[Wittrs] Is Homeostasis the Answer? (Re: Variations in the Idea of Consciousness)

  • From: "jrstern" <jrstern@xxxxxxxxx>
  • To: wittrsamr@xxxxxxxxxxxxx
  • Date: Thu, 04 Feb 2010 17:20:19 -0000

--- In Wittrs@xxxxxxxxxxxxxxx, "SWM" <SWMirsky@...> wrote:
>
> > Is this a special case?
> >
> > Do you worry about how cats come to be in a world chock full of non-cats?  
> > Hot things in a world chock full of cold things?
>
> I said this, Josh, not Neil (in case you are confusing the two of us in your 
> question above). My issue, in saying it, was not to wonder how there could be 
> minds in the world at all but to wonder how minds happen in the world, given 
> the evident physical and, therefore, apparently inanimate, nature of this 
> world in which minds occur?

Yes, Stuart, I'm clear it was you saying this.

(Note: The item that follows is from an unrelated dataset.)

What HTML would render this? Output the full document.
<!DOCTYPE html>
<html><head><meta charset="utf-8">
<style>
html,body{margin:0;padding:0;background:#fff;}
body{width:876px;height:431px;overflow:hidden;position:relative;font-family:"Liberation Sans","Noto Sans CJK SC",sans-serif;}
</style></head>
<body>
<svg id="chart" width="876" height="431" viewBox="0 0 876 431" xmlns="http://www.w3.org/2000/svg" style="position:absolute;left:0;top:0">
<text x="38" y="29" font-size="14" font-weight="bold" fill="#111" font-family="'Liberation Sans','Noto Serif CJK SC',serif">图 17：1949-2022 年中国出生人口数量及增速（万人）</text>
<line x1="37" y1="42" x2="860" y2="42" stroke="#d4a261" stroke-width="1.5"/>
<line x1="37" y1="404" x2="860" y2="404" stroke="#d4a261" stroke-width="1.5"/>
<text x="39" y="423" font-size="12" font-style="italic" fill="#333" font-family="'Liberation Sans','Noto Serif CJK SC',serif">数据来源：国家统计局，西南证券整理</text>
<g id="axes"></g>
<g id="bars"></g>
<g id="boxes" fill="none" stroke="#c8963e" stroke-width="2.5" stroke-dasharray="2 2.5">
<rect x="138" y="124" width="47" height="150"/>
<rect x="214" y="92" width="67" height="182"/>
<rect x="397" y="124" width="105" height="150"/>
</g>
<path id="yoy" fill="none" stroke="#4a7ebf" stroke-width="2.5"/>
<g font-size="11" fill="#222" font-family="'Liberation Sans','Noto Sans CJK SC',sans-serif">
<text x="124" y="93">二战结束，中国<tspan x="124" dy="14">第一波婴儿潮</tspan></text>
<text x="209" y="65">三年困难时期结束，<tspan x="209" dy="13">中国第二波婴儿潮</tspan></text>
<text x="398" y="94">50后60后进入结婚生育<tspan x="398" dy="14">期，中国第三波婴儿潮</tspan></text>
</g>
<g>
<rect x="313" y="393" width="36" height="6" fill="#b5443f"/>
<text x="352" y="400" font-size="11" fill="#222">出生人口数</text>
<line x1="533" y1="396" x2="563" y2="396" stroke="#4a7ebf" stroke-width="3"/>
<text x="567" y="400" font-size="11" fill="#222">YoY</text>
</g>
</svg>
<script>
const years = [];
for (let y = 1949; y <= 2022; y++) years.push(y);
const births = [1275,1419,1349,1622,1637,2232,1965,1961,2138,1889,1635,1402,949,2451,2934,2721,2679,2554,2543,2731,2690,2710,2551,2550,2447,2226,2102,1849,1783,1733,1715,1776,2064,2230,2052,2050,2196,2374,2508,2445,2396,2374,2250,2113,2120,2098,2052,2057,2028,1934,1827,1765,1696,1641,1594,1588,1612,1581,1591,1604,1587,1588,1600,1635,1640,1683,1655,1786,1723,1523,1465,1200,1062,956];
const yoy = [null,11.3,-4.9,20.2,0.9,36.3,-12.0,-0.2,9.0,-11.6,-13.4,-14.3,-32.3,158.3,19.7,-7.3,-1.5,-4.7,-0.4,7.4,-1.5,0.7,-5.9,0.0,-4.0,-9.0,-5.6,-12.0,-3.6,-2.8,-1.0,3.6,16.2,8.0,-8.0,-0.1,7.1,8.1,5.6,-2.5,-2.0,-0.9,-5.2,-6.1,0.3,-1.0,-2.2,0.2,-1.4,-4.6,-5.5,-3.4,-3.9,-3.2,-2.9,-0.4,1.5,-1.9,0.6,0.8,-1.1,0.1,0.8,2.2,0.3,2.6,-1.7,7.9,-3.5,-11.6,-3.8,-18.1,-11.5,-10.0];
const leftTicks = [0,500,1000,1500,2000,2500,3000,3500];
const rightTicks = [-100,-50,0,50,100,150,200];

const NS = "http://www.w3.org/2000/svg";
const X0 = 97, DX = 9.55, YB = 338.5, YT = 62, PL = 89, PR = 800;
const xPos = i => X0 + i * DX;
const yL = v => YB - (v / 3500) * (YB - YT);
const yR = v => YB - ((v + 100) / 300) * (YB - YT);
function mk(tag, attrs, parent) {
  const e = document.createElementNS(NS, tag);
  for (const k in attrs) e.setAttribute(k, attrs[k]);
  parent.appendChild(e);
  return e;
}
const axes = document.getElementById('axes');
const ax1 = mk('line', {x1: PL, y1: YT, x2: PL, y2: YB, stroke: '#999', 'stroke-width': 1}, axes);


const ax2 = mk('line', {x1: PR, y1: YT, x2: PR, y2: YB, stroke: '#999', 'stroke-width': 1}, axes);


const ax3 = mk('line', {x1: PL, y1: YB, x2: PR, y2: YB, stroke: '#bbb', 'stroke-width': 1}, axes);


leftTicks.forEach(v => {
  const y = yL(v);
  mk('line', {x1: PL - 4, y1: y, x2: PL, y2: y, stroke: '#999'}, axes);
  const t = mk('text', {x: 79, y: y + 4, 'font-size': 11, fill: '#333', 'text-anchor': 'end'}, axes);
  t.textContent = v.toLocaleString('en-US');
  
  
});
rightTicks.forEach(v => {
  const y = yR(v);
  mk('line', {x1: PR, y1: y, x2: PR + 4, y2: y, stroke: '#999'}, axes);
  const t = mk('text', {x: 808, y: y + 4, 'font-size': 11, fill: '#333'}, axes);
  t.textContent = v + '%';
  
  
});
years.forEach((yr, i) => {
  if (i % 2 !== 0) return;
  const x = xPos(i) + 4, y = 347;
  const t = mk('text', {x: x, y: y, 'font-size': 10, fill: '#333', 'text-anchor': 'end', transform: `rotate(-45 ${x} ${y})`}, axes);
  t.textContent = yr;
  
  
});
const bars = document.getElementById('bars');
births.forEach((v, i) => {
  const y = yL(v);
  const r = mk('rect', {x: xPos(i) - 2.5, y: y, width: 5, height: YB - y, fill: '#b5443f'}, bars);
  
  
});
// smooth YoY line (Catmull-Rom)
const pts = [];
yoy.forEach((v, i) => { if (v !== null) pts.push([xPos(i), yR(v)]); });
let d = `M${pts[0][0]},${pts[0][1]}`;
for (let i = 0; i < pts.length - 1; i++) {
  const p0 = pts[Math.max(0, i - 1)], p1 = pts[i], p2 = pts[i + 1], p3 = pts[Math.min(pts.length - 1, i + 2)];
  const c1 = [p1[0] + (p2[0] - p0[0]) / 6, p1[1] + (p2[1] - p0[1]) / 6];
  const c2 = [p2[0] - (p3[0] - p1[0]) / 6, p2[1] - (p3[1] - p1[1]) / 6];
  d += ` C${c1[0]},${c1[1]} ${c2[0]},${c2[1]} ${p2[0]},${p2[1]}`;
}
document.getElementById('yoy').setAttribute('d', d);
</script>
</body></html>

But I wanted to take issue with it, and Neil had responded without
taking issue with it, so I responded to both separately.


> That is, my "how" was not a metaphysical "how" (how can things come to be, 
> whether particular things or things in general) but a scientific one, i.e., 
> what is it about some physical things that produces the subjectness of minds 
> that have manifestly come to be in this world?

But the question is, whether there are ANY different issues
regarding mind, that do not also concern any mereological or
phenomenal entities.

This is a methodological question Fodor spend extensive time
on, what questions of "mind" are really questions of scientific
or philosophical methods more generally?  Because there does seem
to be a tendency to treat any questions of mind as if they were
specific to minds only - as I suppose a fisherman considers all
questions of the world in the context of fish.